Une situation positive. Sippie Folkertsma, la seconde néerlandaise du jeu bordelais, plutôt très bonne sur cette scène européenne, bute de peu à la 47′. Snoeijs n’est pas loin à la 49′. Le cœur français voit bien un but « bleu, blanc rouge ».
Sauf que Lattwein récupère une balle au milieu de terrain et adresse une passe longue à Ewa Pajor (51′). L’attaquante polonaise s’applique à jouer un morceau de talent.
Du côté opposé où défend Eve Perisset. La polonaise, montre sa vitesse. En deux touches de balle, elle est devant Chavas. La jeune française vient d’arriver dans ce jeu et n’a du toucher que deux ballons. Elle sort assez loin, l’angle de la polonaise se ferme. La joueuse ouvre trop. La balle sort vraiment, arrachant un soupir de satisfaction à Vanessa Gilles, cinq mètres derrière !
Le centre bordelais ne va pas aussi vite que l’attaque allemande. L’action ratée le montre, mais visiblement, l’information ne passe pas en Allemagne.
Rares seront les contres allemands. A vouloir dominer, elles donnent du corps à la volonté bordelaise de se défendre et de mettre, aussi, des coups.
L’élixir viendra d’une balle anonyme de Vanessa Gilles, à la bagarre avec Ewa Pajor depuis le retour de la seconde mi-temps. Lui imposant sa force sans entamer la volonté de son adversaire de profiter de la moindre opportunité.
Un centre légèrement touché par Folkertsma, le décalant de son axe. Melissa Gomès, à la technique parfaite, ne se pose aucune question. « Ni une-ni deux », l’internationale portugaise reprend la balle, comme un batteur en base-ball. Pied demi-hauteur, bien armé en arrière, bascule devant prend la balle au passage et lunette bordelaise ! Schult s’en prend un deuxième.
Bordeaux exulte. Egalité du numéro 3 français face à l’ogre allemand ! (2-1)
« Ni une ni deux, » Ne cherchez pas, les téléspectateurs de You tube attendent le troisième bordelais. Le but de la qualif.
Sauf que, à la 89′, Pajor crée la folie dans la surface. Elle est servie à droite. Feinte de frappe sur Gilles, glisse sa balle sur son gauche. Envoie une mine qui normalement doit trouver les filets. Sauf que c’est la barre transversale qui tremble ! A une minute de la fin de la rencontre, la polonaise a envoyé du talent sur la pelouse bordelaise. La balle revient sur une allemande. Inutile de vous dire que tout le monde est dans les choux ! Sauf Sippie Folkertsma qui reçoit la tête de Lattwein .. sur sa tête. Double contrôle de la tête, cage vide derrière et Chavas n’a plus qu’à prendre la balle sans faute. Donnée de la tête.
Là, on approche la folie.
Bordeaux ne peut qu’y croire. A la réflexion, vingt quatre heures plus tard, la force des allemandes, c’est de ne pas avoir douté plus que de raisons.

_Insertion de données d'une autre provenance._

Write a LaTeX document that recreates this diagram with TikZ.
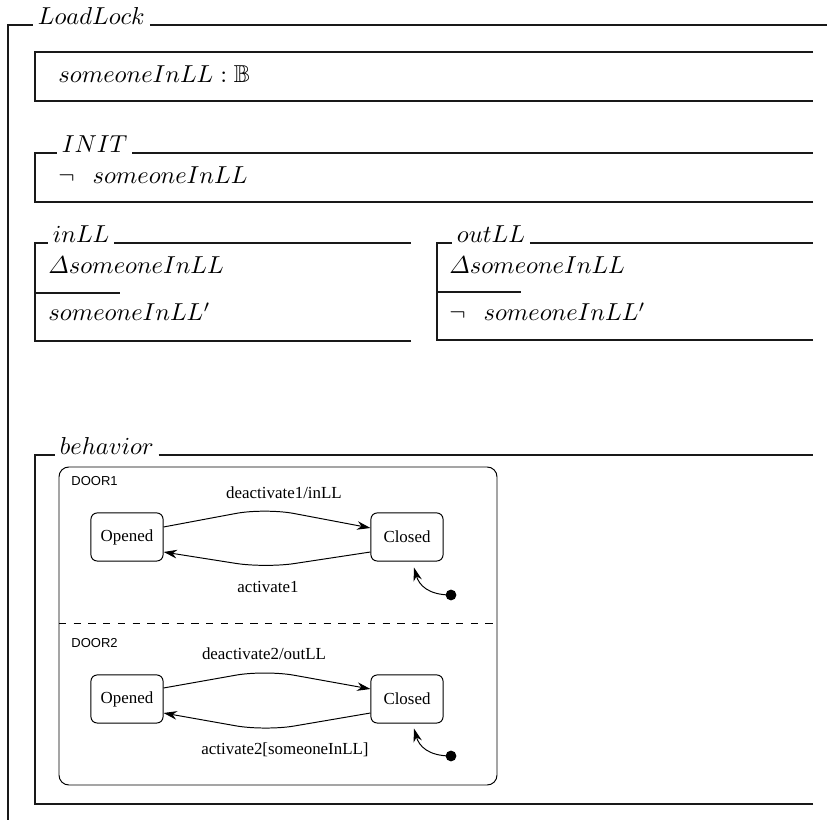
\documentclass[tikz,border=0pt]{standalone}
\usepackage{amsmath}
\usepackage{amssymb}
\usepackage{fontspec}
\newfontfamily\statefont{Liberation Serif}
\newfontfamily\regionfont{Liberation Sans}
\usetikzlibrary{arrows.meta,calc}

\begin{document}
\begin{tikzpicture}[x=0.408pt,y=-0.408pt,
  zline/.style={line width=0.45pt, draw=black!90},
  zname/.style={anchor=base west, inner xsep=2pt, inner ysep=0pt, outer sep=0pt},
  zbody/.style={anchor=base west, inner sep=0pt},
  state/.style={draw, rounded corners=2.5pt, minimum width=29.4pt, minimum height=19.6pt,
    inner sep=0pt, line width=0.4pt, font=\statefont\fontsize{6.9}{8}\selectfont},
  trans/.style={line width=0.4pt, rounded corners=12pt, -{Stealth[length=5.5pt,width=3.5pt]}},
  initarrow/.style={line width=0.4pt, -{Stealth[length=5.5pt,width=3.5pt]}},
  tlabel/.style={font=\statefont\fontsize{6.9}{8}\selectfont, inner sep=0pt},
  region/.style={font=\regionfont\fontsize{5.3}{6}\selectfont, anchor=base west, inner sep=0pt},
]
\useasboundingbox (0,0) rectangle (827,820);

% ---- LoadLock class frame
\node[zname] (ll) at (33,25) {$LoadLock$};
\draw[zline] (8,820) -- (8,25) -- (ll.base west);
\draw[zline] (ll.base east) -- (827,25);

% ---- state schema
\draw[zline] (813,52) -- (35,52) -- (35,101) -- (813,101);
\node[zbody] (st) at (58,83) {$someoneInLL : \mathbb{B}$};

% ---- INIT
\node[zname] (init) at (57,153) {$INIT$};
\draw[zline] (813,202) -- (35,202) -- (35,153) -- (init.base west);
\draw[zline] (init.base east) -- (813,153);
\node[zbody] (initp) at (58,184) {$\lnot\;\;\, someoneInLL$};

% ---- inLL
\node[zname] (inll) at (48,243) {$inLL$};
\draw[zline] (411,341) -- (35,341) -- (35,243) -- (inll.base west);
\draw[zline] (inll.base east) -- (411,243);
\draw[zline] (35,293) -- (120,293);
\node[zbody] (inD) at (48,274) {$\varDelta someoneInLL$};
\node[zbody] (inP) at (48,321) {$someoneInLL'$};

% ---- outLL
\node[zname] (outll) at (452,243) {$outLL$};
\draw[zline] (813,340) -- (437,340) -- (437,243) -- (outll.base west);
\draw[zline] (outll.base east) -- (813,243);
\draw[zline] (437,292) -- (521,292);
\node[zbody] (outD) at (449,274) {$\varDelta someoneInLL$};
\node[zbody] (outP) at (449,321) {$\lnot\;\;\, someoneInLL'$};

% ---- behavior
\node[zname] (beh) at (55,455) {$behavior$};
\draw[zline] (813,804) -- (35,804) -- (35,455) -- (beh.base west);
\draw[zline] (beh.base east) -- (813,455);

% statechart with two orthogonal regions
\draw[line width=0.4pt, rounded corners=4pt] (59,467) rectangle (497,785);
\draw[line width=0.4pt, dashed] (59,623) -- (497,623);
\node[region] (r1) at (71,486) {DOOR1};
\node[region] (r2) at (71,648) {DOOR2};

% region DOOR1
\node[state] (o1) at (127,537) {Opened};
\node[state] (c1) at (407,537) {Closed};
\draw[trans] ($(o1.east)+(0,-10)$) -- (265,508) -- ($(c1.west)+(0,-9)$);
\draw[trans] ($(c1.west)+(0,15)$) -- (265,568) -- ($(o1.east)+(0,15)$);
\node[tlabel] (t1) at (284,493) {deactivate1/inLL};
\node[tlabel] (t2) at (268,587) {activate1};
\fill (451,595) circle (2.2pt) coordinate (i1);
\draw[initarrow] (i1) .. controls (428,595) and (419,585) .. ($(c1.south)+(7,6)$);

% region DOOR2
\node[state] (o2) at (127,699) {Opened};
\node[state] (c2) at (407,699) {Closed};
\draw[trans] ($(o2.east)+(0,-11)$) -- (265,670) -- ($(c2.west)+(0,-10)$);
\draw[trans] ($(c2.west)+(0,14)$) -- (265,731) -- ($(o2.east)+(0,14)$);
\node[tlabel] (t3) at (264,654) {deactivate2/outLL};
\node[tlabel] (t4) at (285,750) {activate2[someoneInLL]};
\fill (451,756) circle (2.2pt) coordinate (i2);
\draw[initarrow] (i2) .. controls (428,756) and (419,746) .. ($(c2.south)+(7,5)$);
\end{tikzpicture}
\end{document}
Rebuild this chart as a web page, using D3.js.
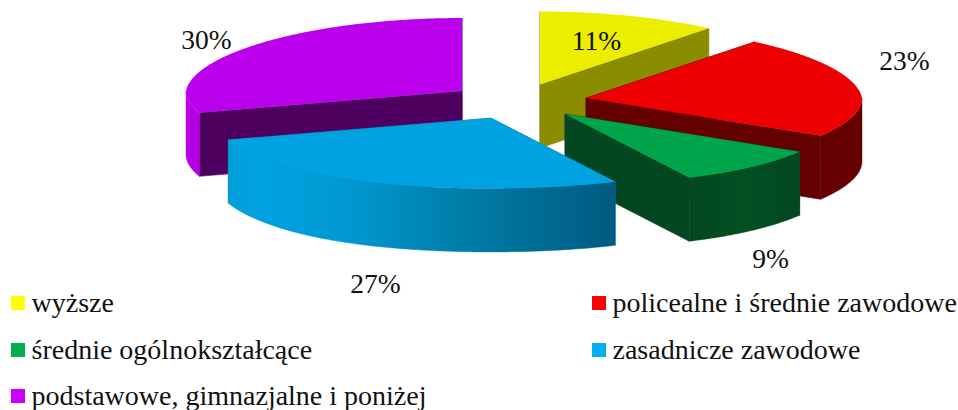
<!DOCTYPE html>
<html><head><meta charset="utf-8">
<script src="https://cdn.jsdelivr.net/npm/d3@7"></script>
<style>html,body{margin:0;padding:0;background:#fff}svg{display:block}text{font-family:"Liberation Serif",serif;fill:#111}</style>
</head><body><div id="c"></div>
<script>
const categories = ["wyższe","policealne i średnie zawodowe","średnie ogólnokształcące","zasadnicze zawodowe","podstawowe, gimnazjalne i poniżej"];
const values = [11,23,9,27,30];
const topColors = ["#eded00","#ee0000","#00a44a","#00a2e2","#ba00ec"];
const faceColors = ["#8c8c00","#640000","#024721","#0079a3","#4e0060"];
const wallColors = ["#8c8c00","#640000","url(#gG)","url(#gB)","#b500e6"];
const legendColors = ["#ffff00","#ff0000","#00b050","#00b0f0","#cc00ff"];

// layout
const W=958,H=410, R=276, depth=63.5;
const apexes=[[540,84.5],[586,98],[565,114],[491,118],[462,91]];
const labelPos=[[596.5,50],[904.5,70],[770.5,268],[375.5,293],[206.5,49]];
const legendPos=[[11,296],[592,296],[11,343],[592,343],[11,389]];

const svg=d3.select("#c").append("svg").attr("width",W).attr("height",H);
const defs=svg.append("defs");
function grad(id,stops){
  const g=defs.append("linearGradient").attr("id",id).attr("x1",0).attr("x2",1).attr("y1",0).attr("y2",0);
  stops.forEach(s=>g.append("stop").attr("offset",s[0]).attr("stop-color",s[1]));
}
grad("gB",[[0,"#009fd8"],[0.08,"#00a2e0"],[0.3,"#0099d2"],[0.62,"#007ca6"],[1,"#005a80"]]);
grad("gG",[[0,"#024721"],[0.5,"#035022"],[1,"#024721"]]);

const arcs=d3.pie().sort(null).value(d=>d)(values);
function project(i,a,dz){
  const u=Math.sin(a), v=-Math.cos(a);
  const s=v<0?1+0.052*v:1+0.085*v*v*v*v;
  return [apexes[i][0]+R*s*u, apexes[i][1]+(v<0?73:70.5)*v+(dz||0)];
}
function sweep(a0,a1){
  const n=Math.max(2,Math.ceil((a1-a0)/0.01));
  return d3.range(n+1).map(k=>a0+(a1-a0)*k/n);
}
const line=d3.line();
const drawOrder=[4,0,1,2,3];
const gs=svg.append("g").selectAll("g").data(drawOrder).join("g");
gs.each(function(i){
  const g=d3.select(this), d=arcs[i], A=apexes[i];
  [d.startAngle,d.endAngle].forEach(a=>{
    const p=project(i,a);
    g.append("path").attr("fill",faceColors[i]).attr("stroke",faceColors[i]).attr("stroke-width",0.6)
      .attr("d",line([A,p,[p[0],p[1]+depth],[A[0],A[1]+depth]])+"Z");
  });
  const w0=Math.max(d.startAngle,Math.PI/2), w1=Math.min(d.endAngle,Math.PI*1.5);
  if(w1>w0){
    const t=sweep(w0,w1);
    const pts=t.map(a=>project(i,a)).concat(t.slice().reverse().map(a=>project(i,a,depth)));
    g.append("path").attr("fill",wallColors[i]).attr("stroke",wallColors[i]).attr("stroke-width",0.4).attr("d",line(pts)+"Z");
  }
  const pts=[A].concat(sweep(d.startAngle,d.endAngle).map(a=>project(i,a)));
  g.append("path").attr("fill",topColors[i]).attr("d",line(pts)+"Z");
});

svg.append("g").selectAll("text").data(values).join("text")
  .attr("x",(d,i)=>labelPos[i][0]).attr("y",(d,i)=>labelPos[i][1])
  .attr("text-anchor","middle").attr("font-size",27.5).text(d=>d+"%");

const lg=svg.append("g").selectAll("g").data(categories).join("g")
  .attr("transform",(d,i)=>`translate(${legendPos[i][0]},${legendPos[i][1]})`);
lg.append("rect").attr("width",14).attr("height",14).attr("fill",(d,i)=>legendColors[i]);
lg.append("text").attr("x",20.5).attr("y",15.5).attr("font-size",28).text(d=>d);
</script></body></html>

Ni une – Ni deux, Pajor fait un doublé (2-2, 102′)
Pajor fait encore un numéro. Quand les autres commencent à s’épuiser avec cette prolongation nouvelle, Pajor a toujours la tête à l’exploit. Qui reçoit un mouvement à gauche … Ewa Pajor. Toujours aussi forte et aussi rapide. 102′ minutes de jeu. Que je te prends le ballon, que je l’accompagne en suivant la ligne de la surface de réparation, que je la lance un peu devant moi. Dans une course horizontale et que je croise mon tir. Opposé à ma course. Et que je marque.
Eve Perisset ne veut pas se relever après son tacle inutile.
La polonaise allemande nous fait une célébration CR7. Son visage n’a rien d’amical. Elle exulte.
Bordeaux peut la maudire. Deux matches, trois buts. Cette joueuse, à elle seule, qualifie son équipe.
Là, Bordeaux est éliminé.
Ni une ni deux, Cardia envoie une lucarne (3-2, 119′)
Une défense à trois est organisée avec l’entrée de Cardia au lieu et place de Lardez. On a vu Patrice Lair demander à Vanessa Gilles de s’occuper d’Ewa Pajor. Intéressant, car ce sera un grand duel des deux côtés.
Offensive, elle joue défensive à droite. Qui peut s’inquiéter d’une joueuse placée défensive ? Buteuse pourtant à l’aller, mais entrée en cours de match.
Cardia se promène entre défenseur et milieu de terrain. Dribbleuse de poche, elle a du ballon dans les pieds. Il y a du Bleue dans cette joueuse. Le temps s’égrène. De plus en plus vite, il se rapproche des 120′, fin théorique d’un match. Bordeaux sent ses forces offensives s’amenuiser. Les entrées successives, impliquées, n’ont pas donné plus de qualités aux attaques. Tout se joue au mental pour Bordeaux.
Et Cordia envoie une lucarne extraordinaire à la 119′, une minute avant le terme de la rencontre, remettant les adversaires à égalité.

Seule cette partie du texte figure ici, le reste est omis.